Cybersecurity Challenges as Learned Working with NERC CIP Requirements
Slide archives are not available for this presentation.
NERC CIP is regarded as the most rigorous set of cybersecurity compliance requirements within any vertical. This presentation will discuss the implementation challenges of complying with the current NERC CIP versions 1-3 and future versions within control centers, transmission substations, and generating facilities.

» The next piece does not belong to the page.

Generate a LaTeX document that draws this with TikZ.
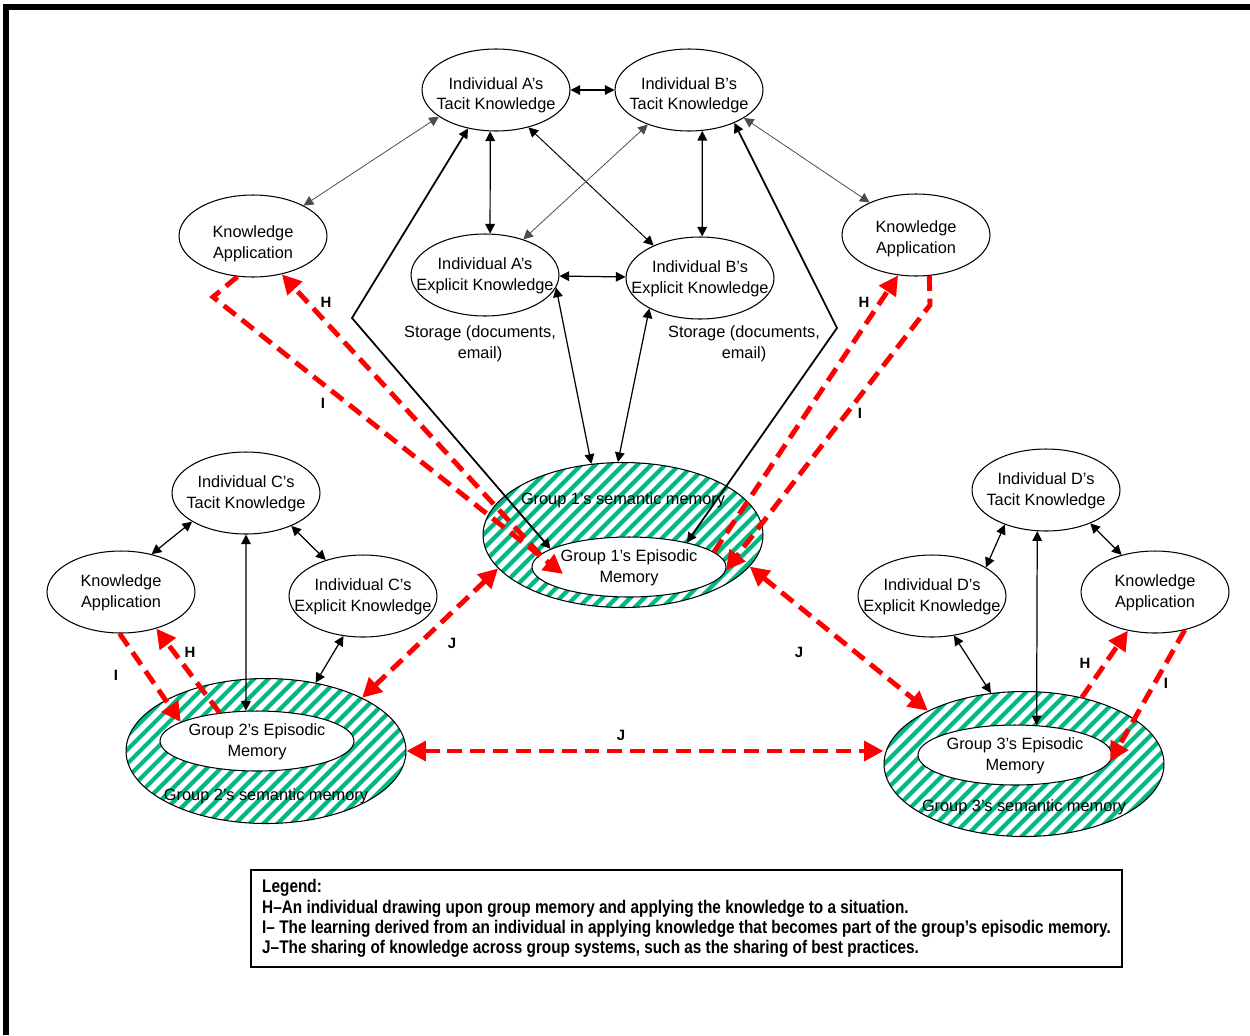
\documentclass[tikz,border=0pt]{standalone}
\usepackage{fontspec}
\setmainfont{Liberation Sans}
\newfontfamily\legendfont{Liberation Sans}[FakeStretch=0.84, Ligatures=TeX]
\usetikzlibrary{arrows.meta, shapes.geometric}

\definecolor{hatchgreen}{RGB}{0,184,132}
% two centred lines that do not widen the ellipse; optional drop of the text
\newcommand{\twoline}[2][0pt]{\raisebox{\dimexpr-2.5pt-#1\relax}[12pt][12pt]{%
    \makebox[0pt]{\begin{tabular}{@{}c@{}}#2\end{tabular}}}}

\begin{document}
\begin{tikzpicture}[
    x=0.02cm, y=-0.02cm,
    >={Triangle[length=5.5pt, width=5.5pt]},
    font=\fontsize{9.3}{11.9}\selectfont,
    ell/.style={ellipse, draw, line width=0.6pt, inner sep=0pt,
                minimum width=2.96cm, minimum height=1.64cm},
    sem/.style={ellipse, draw, line width=0.6pt, inner sep=0pt,
                minimum width=5.6cm, minimum height=2.9cm},
    epi/.style={ellipse, draw, fill=white, line width=0.6pt, inner sep=0pt,
                minimum width=3.88cm, minimum height=1.2cm},
    stripe/.style={draw=hatchgreen, line width=2.4pt},
    link/.style={<->, line width=0.7pt},
    faint/.style={<->, line width=0.45pt, draw=black!70},
    heavy/.style={<->, line width=1pt},
    rdash/.style={draw=red, line width=2.8pt, dash pattern=on 8.5pt off 4.5pt},
    hline/.style={rdash, >={Triangle[length=11pt, width=11pt]}, ->},
    jline/.style={rdash, >={Triangle[length=11pt, width=11pt]}, <->},
    tag/.style={font=\bfseries\fontsize{8.5}{10}\selectfont},
    legend/.style={draw, line width=1pt, inner sep=0pt, align=left,
                   minimum width=17.42cm, minimum height=1.94cm,
                   font=\legendfont\bfseries\fontsize{10.4}{11.6}\selectfont},
]
    \useasboundingbox (0,0) rectangle (1250,1035);

    % page frame, top and left edge only
    \draw[line width=3pt] (6,1035) -- (6,7) -- (1250,7);

    % group memories: hatched semantic ring
    \foreach \g/\cx/\cy in {1/623/535, 2/266/751, 3/1024/764} {
        \begin{scope}
            \clip (\cx,\cy) ellipse [x radius=2.8cm, y radius=1.45cm];
            \foreach \k in {-18,...,18}
                \draw[stripe] (\cx+\k*14-160, \cy+160) -- ++(320,-320);
        \end{scope}
        \node[sem] (sem\g) at (\cx,\cy) {};
    }

    % episodic cores and ring labels
    \node[epi] (epi1) at (629,567) {\twoline{Group 1's Episodic\\Memory}};
    \node[epi] (epi2) at (257,741) {\twoline{Group 2's Episodic\\Memory}};
    \node[epi] (epi3) at (1015,755) {\twoline{Group 3's Episodic\\Memory}};
    \node (lab1) at (623,500) {Group 1's semantic memory};
    \node (lab2) at (266,796) {Group 2's semantic memory};
    \node (lab3) at (1024,807) {Group 3's semantic memory};

    % individuals A and B
    \node[ell] (tacA) at (496,90) {\twoline[2.8pt]{Individual A's\\Tacit Knowledge}};
    \node[ell] (tacB) at (689,90) {\twoline[2.8pt]{Individual B's\\Tacit Knowledge}};
    \node[ell] (expA) at (485,275) {\twoline{Individual A's\\Explicit Knowledge}};
    \node[ell] (expB) at (700,278) {\twoline{Individual B's\\Explicit Knowledge}};
    \node[ell] (appA) at (253,236) {\twoline[4pt]{Knowledge\\Application}};
    \node[ell] (appB) at (916,235) {\twoline[2pt]{Knowledge\\Application}};
    \node[align=center] (stoA) at (480,344) {Storage (documents,\\email)};
    \node[align=center] (stoB) at (744,344) {Storage (documents,\\email)};

    % individual C
    \node[ell] (tacC) at (246,493) {\twoline{Individual C's\\Tacit Knowledge}};
    \node[ell] (appC) at (121,592) {\twoline{Knowledge\\Application}};
    \node[ell] (expC) at (363,596) {\twoline{Individual C's\\Explicit Knowledge}};

    % individual D
    \node[ell] (tacD) at (1046,490) {\twoline{Individual D's\\Tacit Knowledge}};
    \node[ell] (expD) at (932,596) {\twoline{Individual D's\\Explicit Knowledge}};
    \node[ell] (appD) at (1155,592) {\twoline{Knowledge\\Application}};

    % links A and B
    \draw[link] (tacA) -- (tacB);
    \draw[faint] (tacA.205) -- (appA.31);
    \draw[link] (tacA.262) -- (expA.83);
    \draw[link, line width=0.55pt] (tacA.-49) -- (expB.145);
    \draw[faint] (tacB.220) -- (expA.43);
    \draw[link] (tacB.288) -- (expB.87);
    \draw[link] (expA) -- (expB);
    \draw[faint] (tacB.-27) -- (appB.145);
    \draw[link] (expA.-10) -- (sem1.114);
    \draw[link] (expB.211) -- (sem1.94);
    \coordinate (bendA) at (352,318);
    \coordinate (bendB) at (837,328);
    \draw[heavy] (tacA.234) -- (bendA) -- (epi1.167);
    \draw[heavy] (tacB.-36) -- (bendB) -- (epi1.23);

    % links C
    \draw[link] (tacC.208) -- (appC.51);
    \draw[link] (tacC.-36) -- (expC.136);
    \draw[link] (tacC.270) -- (epi2.110);
    \draw[link] (expC.244) -- (sem2.54);

    % links D
    \draw[link] (tacD.220) -- (expD.28);
    \draw[link] (tacD.-37) -- (appD.132);
    \draw[link] (tacD.258) -- (epi3.54);
    \draw[link] (expD.-61) -- (sem3.115);

    % H: drawing on group memory, I: learning fed back
    \coordinate (bendIA) at (213,297);
    \coordinate (tipIA) at (563,574);
    \coordinate (bendIB) at (930,305);
    \draw[hline] (epi1.172) -- (appA.-53);
    \draw[hline] (appA.249) -- (bendIA) -- (tipIA);
    \draw[hline] (epi1.10) -- (appB.246);
    \draw[hline] (appB.288) -- (bendIB) -- (epi1.-2);
    \draw[hline] (epi2.143) -- (appC.-46);
    \draw[hline] (appC.268) -- (epi2.166);
    \draw[hline] (sem3.49) -- (appD.235);
    \draw[hline] (appD.-52) -- (epi3.-4);

    % J: sharing across groups
    \draw[jline] (sem1.195) -- (sem2.29);
    \draw[jline] (sem1.-14) -- (sem3.151);
    \draw[jline] (sem2.east) -- (sem2.east -| sem3.west);

    % arrow tags
    \node[tag] (tH1) at (326,302) {H};
    \node[tag] (tI1) at (323,403) {I};
    \node[tag] (tH2) at (864,302) {H};
    \node[tag] (tI2) at (860,413) {I};
    \node[tag] (tI3) at (116,675) {I};
    \node[tag] (tH3) at (190,652) {H};
    \node[tag] (tH4) at (1085,663) {H};
    \node[tag] (tI4) at (1166,683) {I};
    \node[tag] (tJ1) at (452,643) {J};
    \node[tag] (tJ2) at (799,652) {J};
    \node[tag] (tJ3) at (621,735) {J};

    % legend
    \node[legend] (key) at (686.5,918.5) {Legend:\\
        H--An individual drawing upon group memory and applying the knowledge to a situation.\\
        I-- The learning derived from an individual in applying knowledge that becomes part of the group's episodic memory.\\
        J--The sharing of knowledge across group systems, such as the sharing of best practices.};
\end{tikzpicture}
\end{document}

Matthew E. Luallen is a renowned instructor and author, and co-founder of Encari. As the principal technical consultant at Encari, he has advised numerous federal agencies, financial institutions, electric utilities, law enforcement, and national testing laboratories about best practices on identifying and mitigating cyber security control vulnerabilities of business information and industrial control systems. Mr. Luallen has written, consulted, and trained extensively on process control and SCADA security issues. He performed groundbreaking work with utilities and regional reliability organizations on compliance with NERC’s Urgent Action Cyber Security Standard 1200 (UA 1200), and in recent years has continued to contribute to the development of the NERC CIP Reliability Standards. With respect to his NERC CIP consulting practice, he has performed gap analyses and developed and implemented remediation strategies across all of the CIP Standards for a wide variety of devices deemed as Critical Cyber Assets. Prior to founding Encari, Mr. Luallen provided strategic guidance for Argonne National Laboratory as member of its Information Architecture and Cyber Security Program Office. Mr. Luallen is a graduate of the National Technological University with a Master's Degree in Computer Science. He also holds a Bachelor of Science degree in Industrial Engineering from the University of Illinois at Urbana-Champaign.
The seminar series is presented by the Trustworthy Cyber Infrastructure for the Power Grid (TCIPG) Project, an $18 million multi-university research effort whose partner institutions include the University of Illinois at Urbana-Champaign, Arizona State University, Dartmouth, and Washington State University. The TCIPG Project, a successor to the earlier NSF-funded TCIP Center, was founded in 2009 with support from the U.S. Department of Energy and the U.S. Department of Homeland Security. It is housed in the Information Trust Institute, University of Illinois at Urbana-Champaign.